A técnica de uma pequena máquina que capta a efígie de um ser multicolorido também pode trazer a flor para dentro da máquina, embora a preserve dentro de si mesmo. Essa é uma técnica de uma sublimidade fascinante pois fixa a beleza, que não se apresenta só ao olho nu, no entanto, torna-se perene pelo olho coberto por lentes. A ilusão da beleza é dessa forma registrada e ainda que o ser que o deu suporte se esfacele em pétalas, ele, contudo, estará unido por um passado imagetizado no presente para extasiar outros olhos no futuro. É dessa forma que a beleza transcende.
As flores reunidas em forma de imagens em um álbum eletrônico ou uma galeria de pedaços de vida, mundo e universo organizado com beleza, sedução, ternura e sensibilidade, essas flores todas juntas fizeram sua assembleia e determinaram por decreto que aquele que as entesourou ali deveria agora mostrá-las às pessoas mais belas do mundo, aos seus amigos.

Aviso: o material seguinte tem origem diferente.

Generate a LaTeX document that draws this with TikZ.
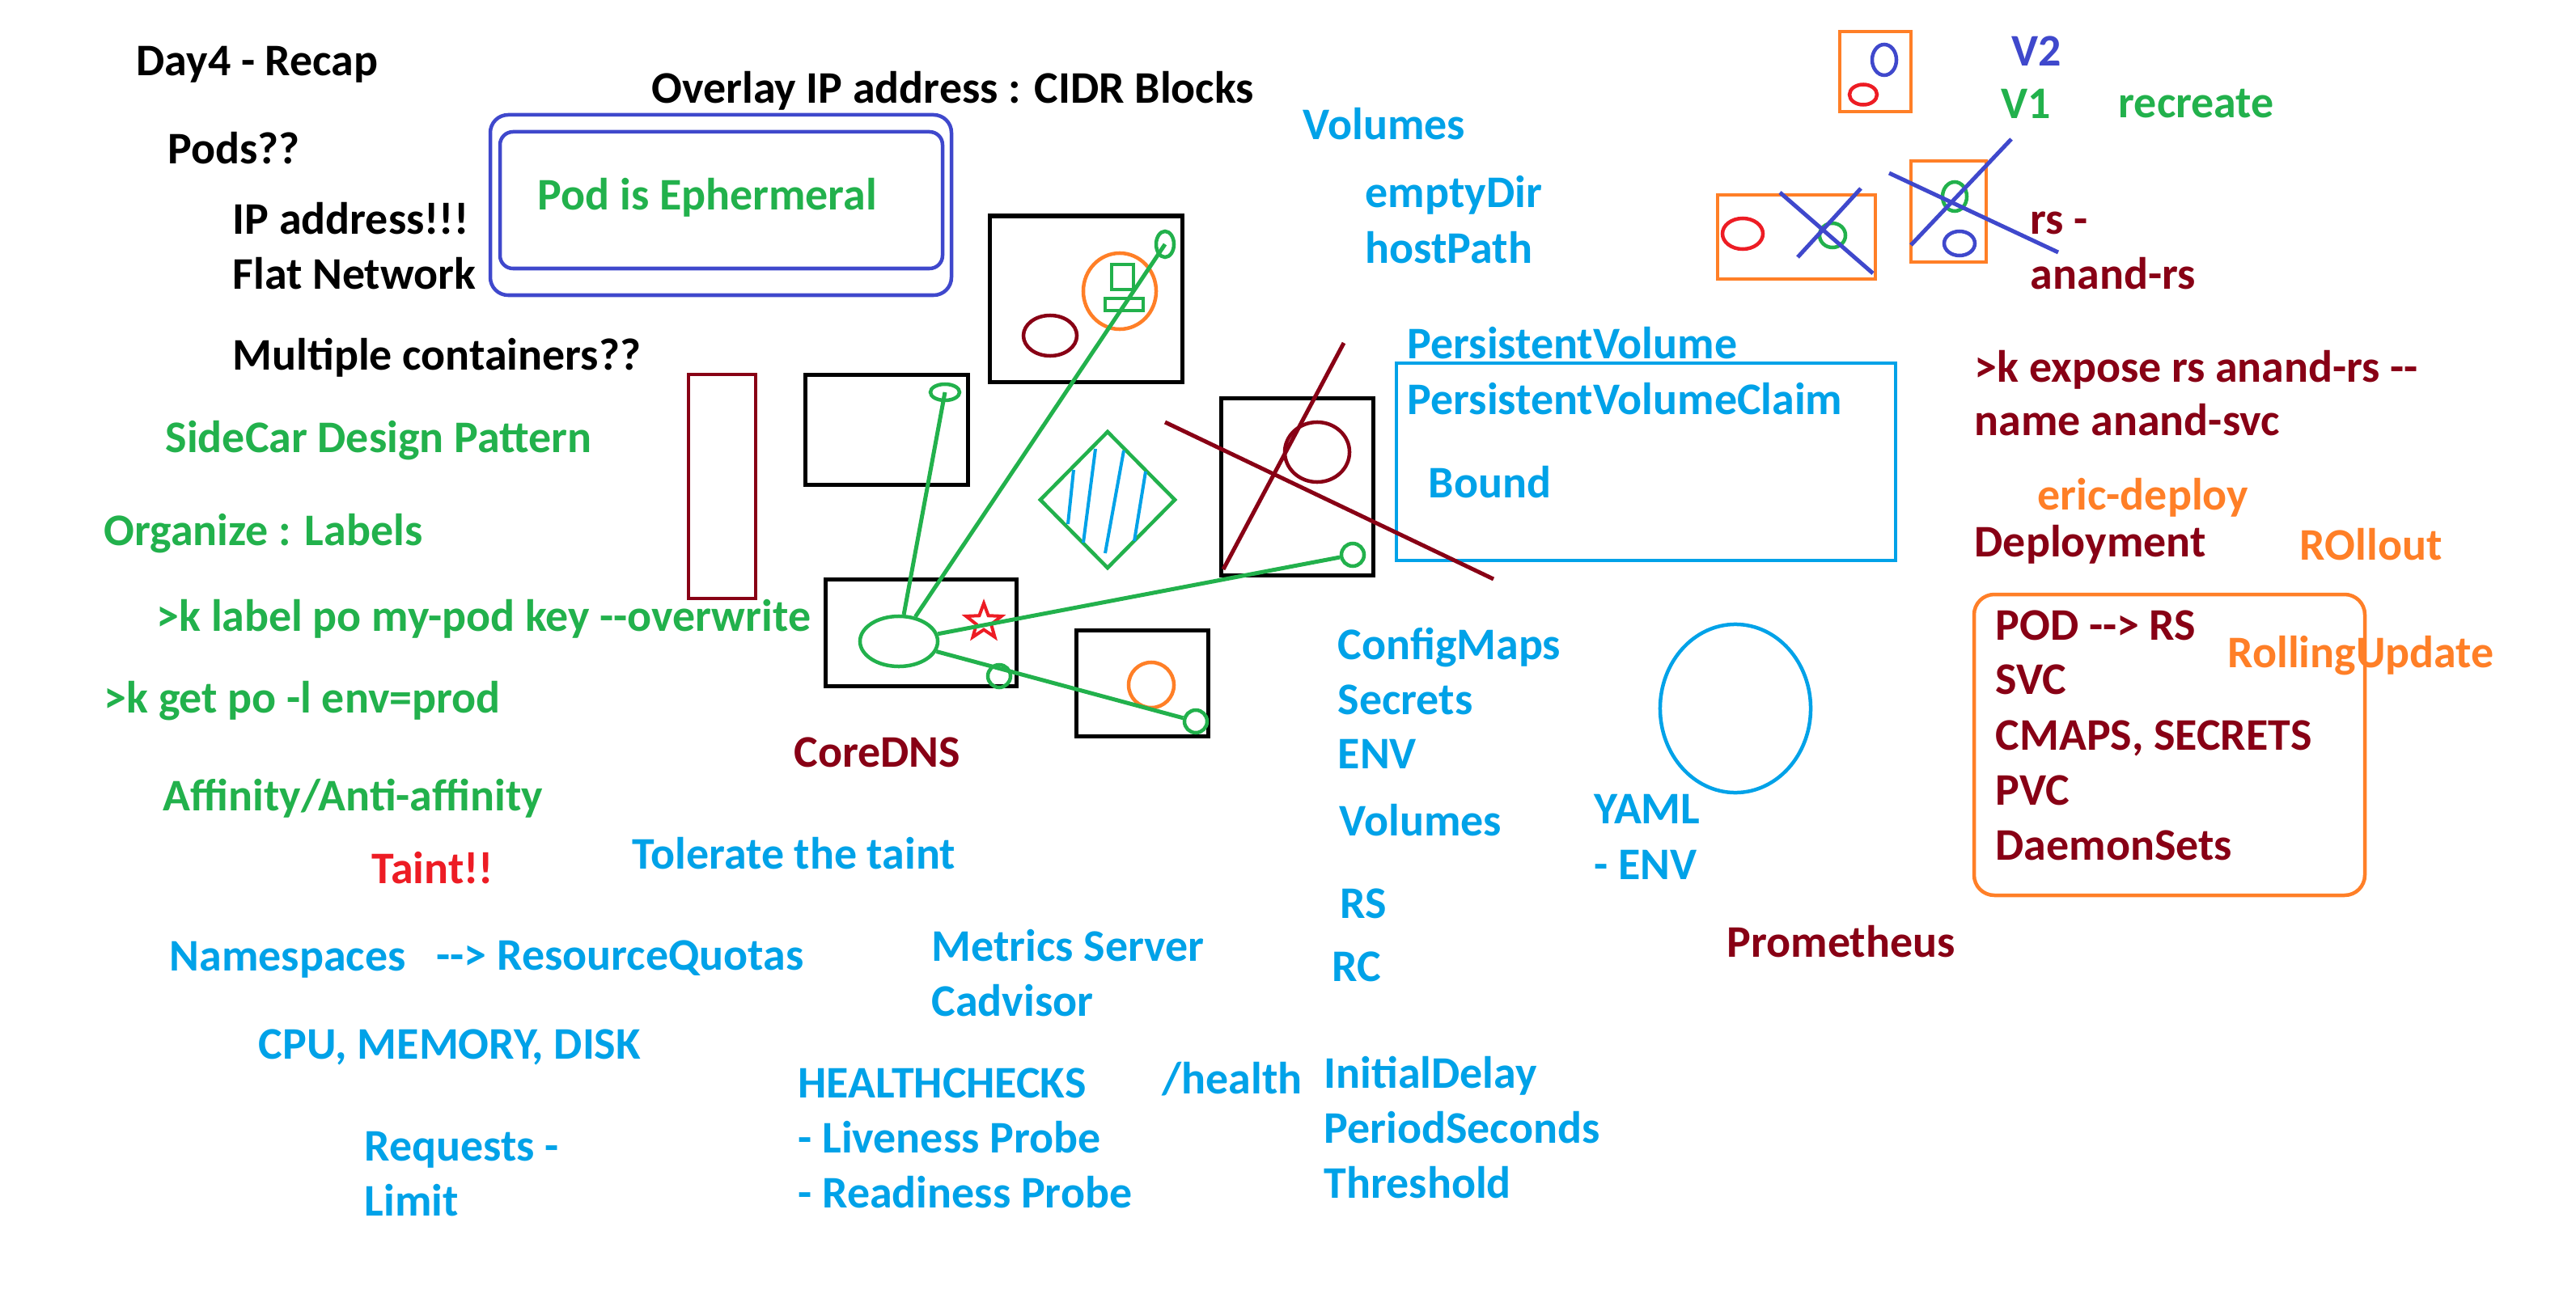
\documentclass[tikz,border=0pt]{standalone}
\usepackage{fontspec}
\setmainfont{Carlito}
\usetikzlibrary{shapes.geometric}

\definecolor{pblue}{RGB}{0,162,232}
\definecolor{pgreen}{RGB}{34,177,76}
\definecolor{pdred}{RGB}{136,0,21}
\definecolor{pred}{RGB}{237,28,36}
\definecolor{porange}{RGB}{255,127,39}
\definecolor{pindigo}{RGB}{63,72,204}

\begin{document}
\begin{tikzpicture}[
    x=0.01cm, y=-0.01cm,
    note/.style={
        anchor=base west,
        inner sep=0pt,
        font=\fontsize{15.9}{19}\selectfont\bfseries,
        },
    podbox/.style={
        draw=black,
        line width=0.05cm,
        },
    blob/.style={
        ellipse,
        draw,
        line width=0.045cm,
        inner sep=0pt,
        },
    wire/.style={
        pgreen,
        line width=0.05cm,
        },
    strike/.style={
        line width=0.05cm,
        },
    ]

    \useasboundingbox [fill=white] (0,0) rectangle (3184,1600);

    % left column
    \node [note] (day) at (168,94) {Day4 - Recap};
    \node [note] (overlay) at (805,128) {Overlay IP address : CIDR Blocks};
    \node [note] (pods) at (207,203) {Pods??};
    \node [note] (ipaddr) at (287,289) {IP address!!!};
    \node [note] (flat) at (287,357) {Flat Network};
    \node [note] (multi) at (287,457) {Multiple containers??};
    \node [note, pgreen] (sidecar) at (204,559) {SideCar Design Pattern};
    \node [note, pgreen] (organize) at (128,674) {Organize : Labels};
    \node [note, pgreen] (klabel) at (193,780) {>k label po my-pod key -{}-overwrite};
    \node [note, pgreen] (kget) at (128,881) {>k get po -l env=prod};
    \node [note, pgreen] (affinity) at (201,1002) {Affinity/Anti-affinity};
    \node [note, pred] (taint) at (459,1092) {Taint!!};
    \node [note, pblue] (tolerate) at (781,1074) {Tolerate the taint};
    \node [note, pdred] (coredns) at (981,948) {CoreDNS};
    \node [note, pblue] (ns) at (209,1200) {Namespaces};
    \node [note, pblue] (quota) at (539,1199) {-{}-> ResourceQuotas};
    \node [note, pblue] (cpu) at (319,1309) {CPU, MEMORY, DISK};
    \node [note, pblue] (requests) at (450,1435) {Requests -};
    \node [note, pblue] (limit) at (450,1503) {Limit};

    \draw [pindigo, line width=0.045cm, rounded corners=0.22cm] (606,142) rectangle (1176,365);
    \draw [pindigo, line width=0.045cm, rounded corners=0.16cm] (618,163) rectangle (1165,332);
    \node [note, pgreen] (ephemeral) at (664,260) {Pod is Ephermeral};

    % middle column
    \node [note, pblue] (metrics) at (1151,1188) {Metrics Server};
    \node [note, pblue] (cadvisor) at (1151,1256) {Cadvisor};
    \node [note, pblue] (health) at (986,1357) {HEALTHCHECKS};
    \node [note, pblue] (liveness) at (986,1425) {- Liveness Probe};
    \node [note, pblue] (readiness) at (986,1493) {- Readiness Probe};
    \node [note, pblue] (hpath) at (1436,1352) {/health};
    \node [note, pblue] (initial) at (1636,1345) {InitialDelay};
    \node [note, pblue] (period) at (1636,1413) {PeriodSeconds};
    \node [note, pblue] (threshold) at (1636,1481) {Threshold};
    \node [note, pblue] (volumes) at (1610,173) {Volumes};
    \node [note, pblue] (emptydir) at (1687,257) {emptyDir};
    \node [note, pblue] (hostpath) at (1687,325) {hostPath};
    \node [note, pblue] (pv) at (1739,443) {PersistentVolume};
    \node [note, pblue] (pvc) at (1739,512) {PersistentVolumeClaim};
    \node [note, pblue] (bound) at (1765,615) {Bound};
    \node [note, pblue] (cmaps) at (1653,815) {ConfigMaps};
    \node [note, pblue] (secrets) at (1653,883) {Secrets};
    \node [note, pblue] (env) at (1653,950) {ENV};
    \node [note, pblue] (volumes2) at (1655,1033) {Volumes};
    \node [note, pblue] (rs) at (1656,1135) {RS};
    \node [note, pblue] (rc) at (1646,1213) {RC};
    \node [note, pblue] (yaml) at (1970,1018) {YAML};
    \node [note, pblue] (yamlenv) at (1970,1087) {- ENV};
    \node [note, pdred] (prom) at (2134,1183) {Prometheus};

    \draw [pblue, line width=0.045cm] (1726,449) rectangle (2343,693);
    \node [blob, pblue, minimum width=1.86cm, minimum height=2.08cm] (yamlell) at (2145,876) {};

    % right column
    \node [note, pindigo] (v2) at (2486,82) {V2};
    \node [note, pgreen] (v1) at (2473,147) {V1};
    \node [note, pgreen] (recreate) at (2618,146) {recreate};
    \node [note, pdred] (rsdash) at (2509,290) {rs -};
    \node [note, pdred] (anandrs) at (2509,357) {anand-rs};
    \node [note, pdred] (expose) at (2440,472) {>k expose rs anand-rs -{}-};
    \node [note, pdred] (svcname) at (2440,538) {name anand-svc};
    \node [note, porange] (eric) at (2518,630) {eric-deploy};
    \node [note, pdred] (deploy) at (2440,688) {Deployment};
    \node [note, porange] (rollout) at (2842,692) {ROllout};

    \draw [porange, line width=0.045cm, rounded corners=0.25cm] (2440,735) rectangle (2923,1107);
    \node [note, pdred] (podrs) at (2466,791) {POD -{}-> RS};
    \node [note, pdred] (svc) at (2466,858) {SVC};
    \node [note, pdred] (cmapsec) at (2466,927) {CMAPS, SECRETS};
    \node [note, pdred] (pvc2) at (2466,995) {PVC};
    \node [note, pdred] (daemon) at (2466,1063) {DaemonSets};
    \node [note, porange] (rolling) at (2753,825) {RollingUpdate};

    \draw [porange, line width=0.045cm] (2274,39) rectangle (2362,138);
    \node [blob, pindigo, minimum width=0.30cm, minimum height=0.38cm] (v2blue) at (2329,74) {};
    \node [blob, pred, minimum width=0.34cm, minimum height=0.25cm] (v2red) at (2303,117) {};

    \draw [porange, line width=0.045cm] (2123,241) rectangle (2318,345);
    \node [blob, pred, minimum width=0.50cm, minimum height=0.38cm] (oldred) at (2154,289) {};
    \node [blob, pgreen, minimum width=0.32cm, minimum height=0.30cm] (oldgrn) at (2265,291) {};
    \draw [strike, pindigo] (2200,238) -- (2315,338);
    \draw [strike, pindigo] (2300,233) -- (2222,318);

    \draw [porange, line width=0.045cm] (2362,199) rectangle (2455,324);
    \node [blob, pgreen, minimum width=0.30cm, minimum height=0.36cm] (v1grn) at (2416,243) {};
    \node [blob, pindigo, minimum width=0.38cm, minimum height=0.30cm] (v1blue) at (2422,301) {};
    \draw [strike, pindigo] (2486,172) -- (2362,303);
    \draw [strike, pindigo] (2335,214) -- (2544,312);

    % pods
    \draw [podbox] (1223,267) rectangle (1461,472);
    \node [blob, porange, minimum width=0.90cm, minimum height=0.94cm] (pod1c) at (1384,360) {};
    \draw [pgreen, line width=0.045cm] (1374,327) rectangle (1401,358);
    \draw [pgreen, line width=0.045cm] (1366,369) rectangle (1413,384);
    \node [blob, pdred, minimum width=0.66cm, minimum height=0.50cm] (pod1e) at (1298,415) {};
    \node [blob, pgreen, minimum width=0.22cm, minimum height=0.32cm] (pod1tip) at (1440,302) {};

    \draw [podbox] (995,463) rectangle (1196,599);
    \node [blob, pgreen, minimum width=0.36cm, minimum height=0.20cm] (pod2tip) at (1168,485) {};

    \draw [pdred, line width=0.045cm] (851,463) rectangle (934,740);

    \node [diamond, draw=pgreen, line width=0.045cm, inner sep=0pt,
        minimum width=1.68cm, minimum height=1.70cm] (svcdiam) at (1369,618) {};
    \draw [pblue, line width=0.04cm] (1327,581) -- (1320,648);
    \draw [pblue, line width=0.04cm] (1354,555) -- (1339,671);
    \draw [pblue, line width=0.04cm] (1389,557) -- (1366,684);
    \draw [pblue, line width=0.04cm] (1416,583) -- (1402,669);

    \draw [podbox] (1509,492) rectangle (1697,711);
    \node [blob, pdred, minimum width=0.80cm, minimum height=0.74cm] (pod3e) at (1628,559) {};
    \node [blob, pgreen, minimum width=0.28cm, minimum height=0.28cm] (pod3tip) at (1672,686) {};

    \draw [podbox] (1020,716) rectangle (1256,848);
    \node [blob, pgreen, minimum width=0.96cm, minimum height=0.62cm] (dns) at (1111,793) {};
    \node [star, star points=5, star point ratio=2.4, draw=pred, line width=0.04cm,
        inner sep=0pt, minimum size=0.46cm] (dnsstar) at (1216,769) {};
    \node [blob, pgreen, minimum width=0.28cm, minimum height=0.28cm] (dnstip) at (1235,836) {};

    \draw [podbox] (1330,779) rectangle (1493,910);
    \node [blob, porange, minimum width=0.56cm, minimum height=0.56cm] (pod5c) at (1423,847) {};
    \node [blob, pgreen, minimum width=0.28cm, minimum height=0.28cm] (pod5tip) at (1478,892) {};

    \draw [wire] (dns) -- (pod2tip.center);
    \draw [wire] (dns) -- (pod1tip.center);
    \draw [wire] (dns) -- (pod3tip);
    \draw [wire] (dns) -- (pod5tip);

    \draw [strike, pdred] (1661,424) -- (1512,704);
    \draw [strike, pdred] (1440,522) -- (1846,716);

\end{tikzpicture}
\end{document}
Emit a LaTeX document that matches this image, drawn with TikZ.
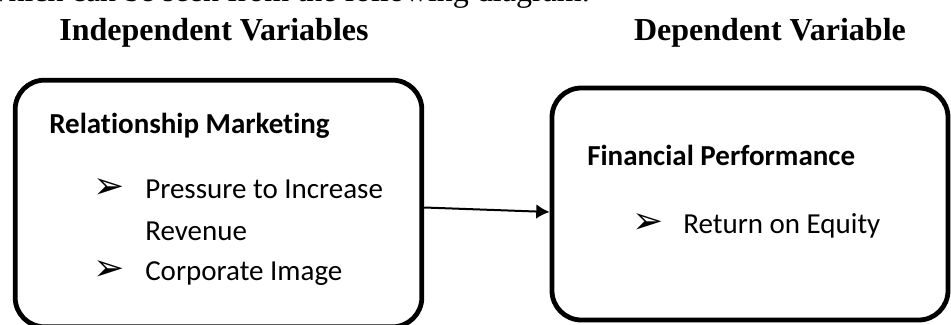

Essa decisão ocorreu no tempo de desfazimento do que era a terra e no tempo de recolhimento de muitos à solidão de si mesmo para não perecer vitimado por seres que não conhecem e nem se importam com as belezuras. As flores, elas mesmas, se reservaram a missão de ir até as pessoas, dizer para elas que beleza não é somente para os olhos próximos, porém ela perfaz mundos, muros, estradas, distâncias e vão para olhos distantes.
É a partir do olhar dessas imagens que a beleza pinta a si mesmo e a todos os que a permitem desenhar e não pode ficar escondida porque beleza só é ela própria, só chega à existência quando é mostrada, quando leva uma ponta de fidelidade para quem a admira.
Foi por isso que tive que fotografar flores e enviar essas fotografias para alguns amigos por meio virtual porque todos nós nos isolamos para nos proteger de um vírus. Era uma maneira de dizer que apesar de separados estamos juntos.